As we hurtle towards the end of the main growing season not only do, we have the joyous prospect of gluts of veg but also a deluge of seed catalogues arriving on our doorsteps. With work slowing in the veg garden now is the time to pour through those tempting glossy pages and begin to pick which provide more than their fair share on the edible front are the cucurbits.
Best known among their brethren are the likes of squash, cucumber, melon, gourd and courgette but there are a few oddities among the family that are well worth growing too. The bulk of the 900 plus cucurbits species originate in the Americas where they have been in domestic cultivation for over 8,000 years.
Less known are the European, Asian and African family members. We even have one naturalized in the UK! But sadly, it’s the inedible better known as White Bryony. However, the African and Asian species are valuable crops which can, with the right care, provide dividends right here in Blighty. I’ve grown both the plants I’m recommending in Central London and North Norfolk. And in both places, I got them to crop.
First up is Luffa aegyptiaca. Sounds familiar, right? Well, despite a common misconception luffa is not the remnants of an aquatic creature from the deep, but in fact a dried ‘cucumber’! That’s right, those cylindrical scratching posts hanging in our showers are simply the dried innards of a Cucurbitaceae fruit.
The plant responsible for these likely originates between Asia and the Middle East and has been used to scrub backs since pre-Roman times. It’s easy to grow, can be eaten when young and will save you a fortune on next year’s stocking fillers.
Africa’s native edible plants are limited compared to many parts of the world, but the continent has provided two much loved species: coffee and watermelon. While you’ll never successfully crop coffee without a greenhouse in the UK, it is possible to grow watermelons.
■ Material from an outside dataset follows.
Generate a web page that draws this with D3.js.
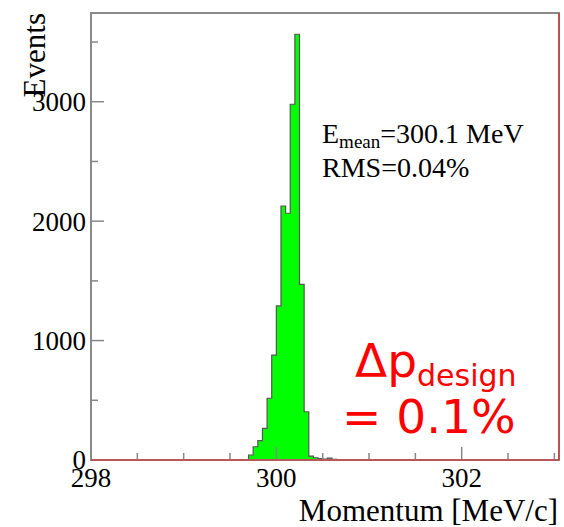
<!DOCTYPE html>
<html>
<head>
<meta charset="utf-8">
<script src="https://cdn.jsdelivr.net/npm/d3@7"></script>
<style>
  html, body { margin: 0; padding: 0; background: #ffffff; }
  svg { display: block; }
</style>
</head>
<body>
<svg id="chart" width="564" height="527"></svg>
<script>
// Momentum distribution, 0.05 MeV/c bins
const binWidth = 0.05;
const binLow = [299.70, 299.75, 299.80, 299.85, 299.90, 299.95, 300.00, 300.05, 300.10, 300.15,
                300.20, 300.25, 300.30, 300.35, 300.40, 300.45, 300.50, 300.55, 300.60, 300.65];
const counts = [42, 111, 162, 265, 517, 879, 1290, 2127, 2066, 2979,
                3565, 1470, 404, 33, 19, 12, 8, 15, 6, 3];

const xDomain = [298, 303.05];
const yDomain = [0, 3743];
const xMajorTicks = [298, 300, 302];
const xMinorTicks = [298.5, 299, 299.5, 300.5, 301, 301.5, 302.5, 303];
const yMajorTicks = [0, 1000, 2000, 3000];
const yMinorTicks = [500, 1500, 2500, 3500];

const statLines = { meanLabel: "E", meanSub: "mean", meanValue: "=300.1 MeV", rms: "RMS=0.04%" };
const designLabel = { main: "\u0394p", sub: "design", value: "= 0.1%" };
const xTitle = "Momentum [MeV/c]";
const yTitle = "Events";

const frame = { left: 91, right: 559, top: 13, bottom: 460 };
const serif = "'Liberation Serif', 'Times New Roman', serif";
const sans = "'DejaVu Sans', Verdana, sans-serif";

const svg = d3.select("#chart");
const x = d3.scaleLinear().domain(xDomain).range([frame.left, frame.right]);
const y = d3.scaleLinear().domain(yDomain).range([frame.bottom, frame.top]);

// histogram outline as a step path
const pts = [[binLow[0], 0]];
binLow.forEach((lo, i) => {
  pts.push([lo, counts[i]]);
  pts.push([lo + binWidth, counts[i]]);
});
pts.push([binLow[binLow.length - 1] + binWidth, 0]);

const line = d3.line().x(d => x(d[0])).y(d => y(d[1]));
svg.append("path")
  .attr("d", line(pts) + "Z")
  .attr("fill", "#00ff00")
  .attr("stroke", "#555555")
  .attr("stroke-width", 1.2);

// frame
svg.append("rect")
  .attr("x", frame.left).attr("y", frame.top)
  .attr("width", frame.right - frame.left).attr("height", frame.bottom - frame.top)
  .attr("fill", "none").attr("stroke", "#8a8a8a").attr("stroke-width", 2);

// ticks
const tickColor = "#888888";
const gx = svg.append("g");
gx.selectAll("line.maj").data(xMajorTicks).join("line")
  .attr("x1", d => x(d)).attr("x2", d => x(d))
  .attr("y1", frame.bottom).attr("y2", frame.bottom - 13)
  .attr("stroke", tickColor).attr("stroke-width", 1.5);
gx.selectAll("line.min").data(xMinorTicks).join("line")
  .attr("x1", d => x(d)).attr("x2", d => x(d))
  .attr("y1", frame.bottom).attr("y2", frame.bottom - 7)
  .attr("stroke", tickColor).attr("stroke-width", 1.5);

const gy = svg.append("g");
gy.selectAll("line.maj").data(yMajorTicks).join("line")
  .attr("x1", frame.left).attr("x2", frame.left + 13)
  .attr("y1", d => y(d)).attr("y2", d => y(d))
  .attr("stroke", tickColor).attr("stroke-width", 1.5);
gy.selectAll("line.min").data(yMinorTicks).join("line")
  .attr("x1", frame.left).attr("x2", frame.left + 7)
  .attr("y1", d => y(d)).attr("y2", d => y(d))
  .attr("stroke", tickColor).attr("stroke-width", 1.5);

// red edges on bottom and right
svg.append("line")
  .attr("x1", frame.left).attr("x2", frame.right)
  .attr("y1", frame.bottom).attr("y2", frame.bottom)
  .attr("stroke", "#e8262b").attr("stroke-width", 1.2);
svg.append("line")
  .attr("x1", frame.right).attr("x2", frame.right)
  .attr("y1", frame.top).attr("y2", frame.bottom)
  .attr("stroke", "#e8262b").attr("stroke-width", 1.2);

// tick labels
svg.append("g").selectAll("text").data(xMajorTicks).join("text")
  .attr("x", d => x(d)).attr("y", 487)
  .attr("text-anchor", "middle")
  .style("font-family", serif).style("font-size", "27px").attr("fill", "#000")
  .text(d => d);

svg.append("g").selectAll("text").data(yMajorTicks).join("text")
  .attr("x", 86).attr("y", d => y(d)).attr("dy", "0.35em")
  .attr("text-anchor", "end")
  .style("font-family", serif).style("font-size", "27px").attr("fill", "#000")
  .text(d => d);

// axis titles
svg.append("text")
  .attr("x", 558).attr("y", 521)
  .attr("text-anchor", "end")
  .style("font-family", serif).style("font-size", "31px").attr("fill", "#000")
  .text(xTitle);

svg.append("text")
  .attr("transform", "translate(45,13) rotate(-90)")
  .attr("text-anchor", "end")
  .style("font-family", serif).style("font-size", "31px").attr("fill", "#000")
  .text(yTitle);

// statistics text
const t1 = svg.append("text")
  .attr("x", 322).attr("y", 143)
  .style("font-family", serif).style("font-size", "28px").attr("fill", "#000");
t1.append("tspan").text(statLines.meanLabel);
t1.append("tspan").attr("dy", 5).style("font-size", "19px").text(statLines.meanSub);
t1.append("tspan").attr("dy", -5).text(statLines.meanValue);

svg.append("text")
  .attr("x", 322).attr("y", 177)
  .style("font-family", serif).style("font-size", "28px").attr("fill", "#000")
  .text(statLines.rms);

// design resolution annotation
const t2 = svg.append("text")
  .attr("x", 355).attr("y", 377)
  .style("font-family", sans).style("font-size", "47px").attr("fill", "#ff0000");
t2.append("tspan").text(designLabel.main);
t2.append("tspan").attr("dy", 9).style("font-size", "30px").text(designLabel.sub);

svg.append("text")
  .attr("x", 342).attr("y", 433)
  .style("font-family", sans).style("font-size", "47px").attr("fill", "#ff0000")
  .text(designLabel.value);
</script>
</body>
</html>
They are of course a hugely popular summer snack, though I’ve not eaten one since 1992 following an unfortunate food poising incident at a Mormon line dancing disco in Jackson Hole, Wyoming. But that’s a tale for another time.
When I first attempted growing watermelon in London the inevitable glass-half-empty types told me it would never work. So, I was thrilled when it did. I confess that the first fruit only made it to pineapple size before a bored squirrel severed its lifeline (stem) in the night. The next two fruits were a little larger and a suitable wow-factor for a summer party.
How To Grow Luffa Aegyptiaca
Luffa is about as easy to grow as courgettes, it’s the frying and preserving which can be trickier. Start the seeds under glass in early April with a view to planting outdoors in late May. The last time I grew them I constructed a 3, high frame with heavy steel mesh on it and the three plants I grew consumed every inch of it. Plant the luffas into a well manure soil and keep the watering up during establishment. The fruits can be eaten young when gherkin size, but I confess I’ve only ever grown them to make back scrubbers. By late August or early September, they’ll be ready to harvest, but the longer you can leave them on the plant and their skin shrivels they are naturally drying, so let them do this as long as possible before you harvest. Once you’ve picked them, strip off the flesh and wash them through to remove pulp and seeds. With this material removed the luffas can simply be left in the sun to dry, ready for their new lives in your friends’ and families’ bathrooms!
How To Grow Watermelon
Watermelons need heat, lots of it, and blazing sunshine so choose an open site that’s a read heat trap or even better a polytunnel, cold frame or glasshouse. They need starting earlier than other cucurbits such as courgettes so aim to sow them mid-March into 9 cm pots of seed compost, three to four weeks later they are ready to be transferred to an under cover growing spot which ideally needs to remain at least 10 degree. Prepare the ground with a deep dig in of well-rotted manure and garden compost watermelons are hungry plants! They’ll not go crazy for a while but as soon as the late spring heat kicks in, so will they. Keep the nutrients going with weekly organic liquid feed and ensure they are well watered. Once the fruits reach grapefruit size-reduce watering. This helps increase the sweetness of the watermelon. And watch out for those squirrels.